Quand l’Eglise joue au berger:
Nous avons aussi notre responsabilité en tant qu’Eglise d’aller chercher ceux qui sont perdus dans un ravin, ou autre part dans le monde. Un ami pasteur de l’Union, Jean François Ragarru, nous a raconté l’histoire de la brebis perdue sous un autre angle, l’angle de l’Eglise, de l’histoire de l’Eglise, l’histoire un peu de toutes les églises locales.
Imaginons que le berger représente l’Eglise. Au début de l’histoire de l’Eglise, une brebis se perd, l’Eglise se dit, je dois m’occuper en priorité des 99 autres et je ne vais pas perdre mon temps à m’occuper de cette centième brebis qui a quelque part choisi de se perdre !
Et puis une deuxième brebis se perd, le berger suit le même raisonnement et se dit qu’il lui en reste toujours 98 dont il faut s’occuper. Mais au fil du temps, 3 brebis se perdent et puis 4, 5 et 10 mais le berger perd de vue l’idée même d’aller les chercher, il n’a plus le réflexe de courir ni la compagne ni la montagne, il s’occupe de celles qui restent et il le fait plutôt pas mal. Et puis, et c’est l’histoire de l’Eglise, les chiffres finissent par s’inverser, il lui reste 10 brebis alors que 90 sont perdus dans l’histoire, mais le berger ou l’Eglise s’occupe des 10%, puis des 3% qui lui reste. Il ne lui vient même plus à l’idée d’aller chercher ceux qui sont au dehors, les outsiders comme j’aime les appeler d’après Philippiens 4.
J’ai trouvé que c’était bien trouvé et que cela collait à une certaine réalité de toutes nos églises de France et de Navarre. Il me semble urgent de pouvoir et surtout de vouloir inverser la tendance et aller au dehors pour chercher et ramener toutes les brebis égarées, aller et de témoigner auprès de tous ceux qui sont perdus, égarés, en manque d’amour et de repères, dans la culpabilité et sans espérance. D’aller en montagne ou en campagne ou en ville pour leur parler de ce Dieu d’amour qui les aime comme un berger aime ses brebis et se donne pour chacune d’elle personnellement.

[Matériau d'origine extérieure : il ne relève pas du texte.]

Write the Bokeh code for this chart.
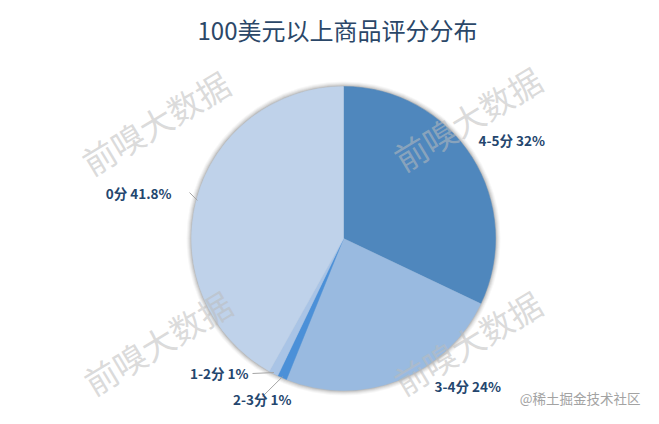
import math
from bokeh.plotting import figure
from bokeh.models import Range1d
from bokeh.core.properties import value
from bokeh.embed import file_html
from bokeh.resources import INLINE

# ---- data ----
title = "100美元以上商品评分分布"
categories = ["4-5分", "3-4分", "2-3分", "1-2分", "0分"]
percents = [32, 24, 1, 1, 41.8]
colors = ["#4f87bd", "#99bae0", "#4b90d8", "#a9c4e6", "#bfd2ea"]
watermark = "前嗅大数据"
credit = "@稀土掘金技术社区"

# ---- layout (pixels of the picture) ----
W, H = 643, 408
CJK = "Noto Sans CJK SC"


def px(X):
    return X


def py(Y):
    return H - Y


cx, cy, R = px(343), py(238), 152
# label anchor positions (picture pixels) and alignment
label_pos = [(478, 139, "left"), (434, 385, "left"), (291, 398, "right"),
             (248, 372, "right"), (171, 192, "right")]
# start point of each leader line (None = no leader)
leader_start = [None, None, (262, 396), (252, 373), (189, 192)]
wm_pos = [(155, 122), (467, 118), (157, 342), (467, 342)]

p = figure(width=W, height=H, output_backend="svg", toolbar_location=None,
           x_range=Range1d(0, W), y_range=Range1d(0, H), min_border=0)
p.axis.visible = False
p.grid.visible = False
p.outline_line_color = None
p.background_fill_color = "white"
p.border_fill_color = "white"

# soft shadow
for dr, a in [(5, 0.03), (4, 0.04), (3, 0.055), (2, 0.075), (1, 0.1)]:
    p.circle(x=[cx], y=[cy], radius=R + dr, radius_units="screen",
             fill_color="#000000", fill_alpha=a, line_color=None)

total = sum(percents)
starts, ends, mids = [], [], []
cum = 0.0
for v in percents:
    s = math.pi / 2 - 2 * math.pi * cum / total
    cum += v
    e = math.pi / 2 - 2 * math.pi * cum / total
    starts.append(s)
    ends.append(e)
    mids.append((s + e) / 2)

p.wedge(x=[cx] * len(percents), y=[cy] * len(percents), radius=R,
        radius_units="screen", start_angle=starts, end_angle=ends,
        direction="clock", fill_color=colors, line_color=colors, line_width=0.5)

# watermarks
p.text(x=[px(a) for a, b in wm_pos], y=[py(b) for a, b in wm_pos],
       text=[watermark] * len(wm_pos), angle=math.radians(31),
       text_align="center", text_baseline="middle",
       text_font=value(CJK), text_font_size=value("33px"),
       text_color="#bcbcbc", text_alpha=0.55)

# leader lines
for m, st in zip(mids, leader_start):
    if st is None:
        continue
    ex = cx + (R - 1) * math.cos(m)
    ey = cy + (R - 1) * math.sin(m)
    p.line(x=[px(st[0]), ex], y=[py(st[1]), ey], line_color="#a6a6a6",
           line_width=1)

labels = [f"{c} {v:g}%" for c, v in zip(categories, percents)]
for t, (X, Y, al) in zip(labels, label_pos):
    p.text(x=[px(X)], y=[py(Y)], text=[t], text_align=al,
           text_baseline="middle", text_font=value(CJK),
           text_font_size=value("13.5px"), text_font_style="bold",
           text_color="#24466e")

# title
p.text(x=[px(337)], y=[py(29)], text=[title], text_align="center",
       text_baseline="middle", text_font=value(CJK),
       text_font_size=value("24px"), text_color="#2b4768")

# credit
p.text(x=[px(640)], y=[py(397)], text=[credit], text_align="right",
       text_baseline="middle", text_font=value(CJK),
       text_font_size=value("13.5px"), text_color="#a3a3a3")

open("out.html", "w").write(file_html(p, INLINE))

Oui cette histoire de la brebis perdue est une belle histoire d’amour. Un amour personnel, un amour qui prend l’initiative et qui se termine dans la joie. Et ce qu’il y a de particulier dans cette histoire, c’est que c’est celle de chacun d’entre nous, si nous acceptons de prendre la main que le berger nous tend. Encore faut-il lever les yeux de temps en temps alors qu’on est au fond du ravin, au fond du trou ou tout simplement dans le creux de la vague.